From R&D to \"Connect and Develop\"
(via) More than the sum of its parts by John Bessant: I am a bit late commenting this September 2004 column from the Financial Times. However it reminds me a report produced by the Institute For the Future called "Shape Shifting in the World of R&D" (I advise you to read it carefully). One of their claim was that social networks will support new R&D forms. That is also what the FT author states:
In the 21st century, innovation involves trying to deal with an extended and rapidly advancing scientific frontier, fragmenting markets, political uncertainties, regulatory instabilities and competitors who are increasingly coming from unexpected directions. The response has to be one of spreading the net wide and trying to make use of a broad set of knowledge signals. In other words, learning to manage innovation at a network level. (...) Even the largest and most established innovators are recognising this shift. Procter Gamble uses the phrase “Connect and Develop” to refer to what was previously called R&D, and every year spends about $2bn on this activity. The company has set itself the ambitious goal of sourcing much of its idea input from outside the company. As Nabil Sakkab, former senior vice-president of R&D at the company, commented recently: “The future of R&D is C&D - collaborative networks that are in touch with the 99 per cent of research that we don’t do ourselves. Procter Gamble plans to keep leading innovation and this strategy is crucial to our future growth.” Similar stories can be heard at other companies, including IBM, Cisco and Intel.
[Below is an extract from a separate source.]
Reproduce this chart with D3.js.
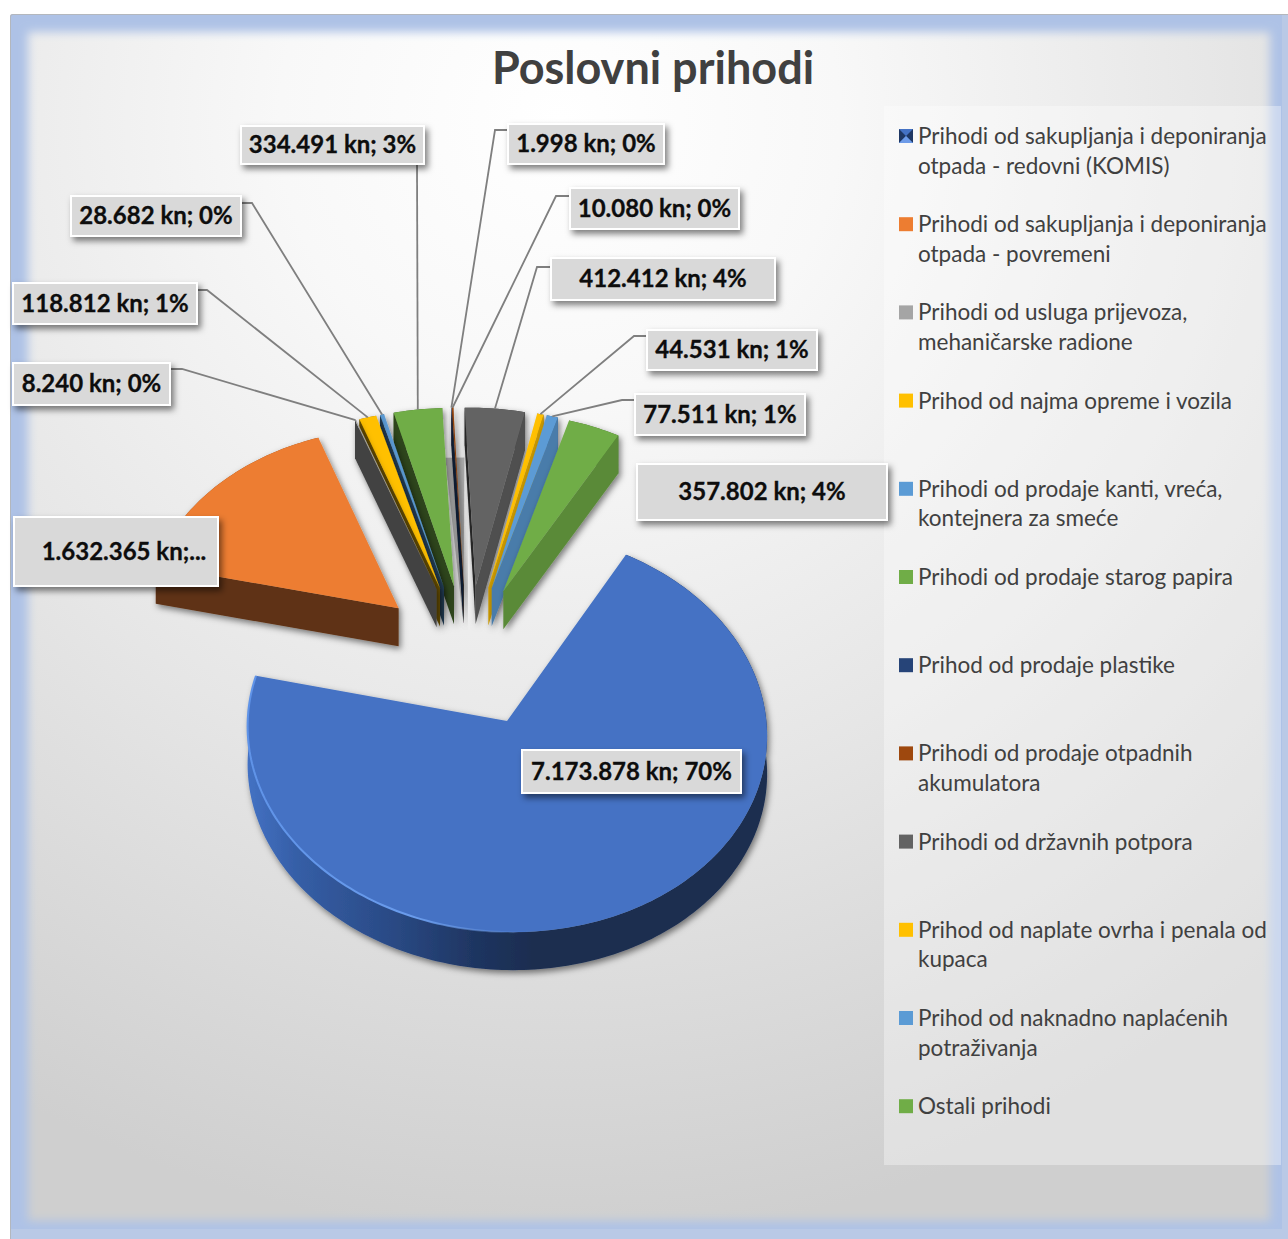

Why do I blog this? We have a interesting pattern here. I would like to think about the conclusion we should draw with regard to future R&D workers. That means learning how to network, a bit of PR and a lot of scouting (or either competitive intelligence) to know what's happening and who meeting to find solutions to one's (present/latent/future) problems. Carrying out R&D or research or something related with this means both producing knowledge AND giving some insights to others. That's exactly a feeling I have when I work with companies: they need insights that act as a framework for what they do. They don't have time and resources to conduct their own research (or at least not on all the issue they have), so they have to go seek it in the wild.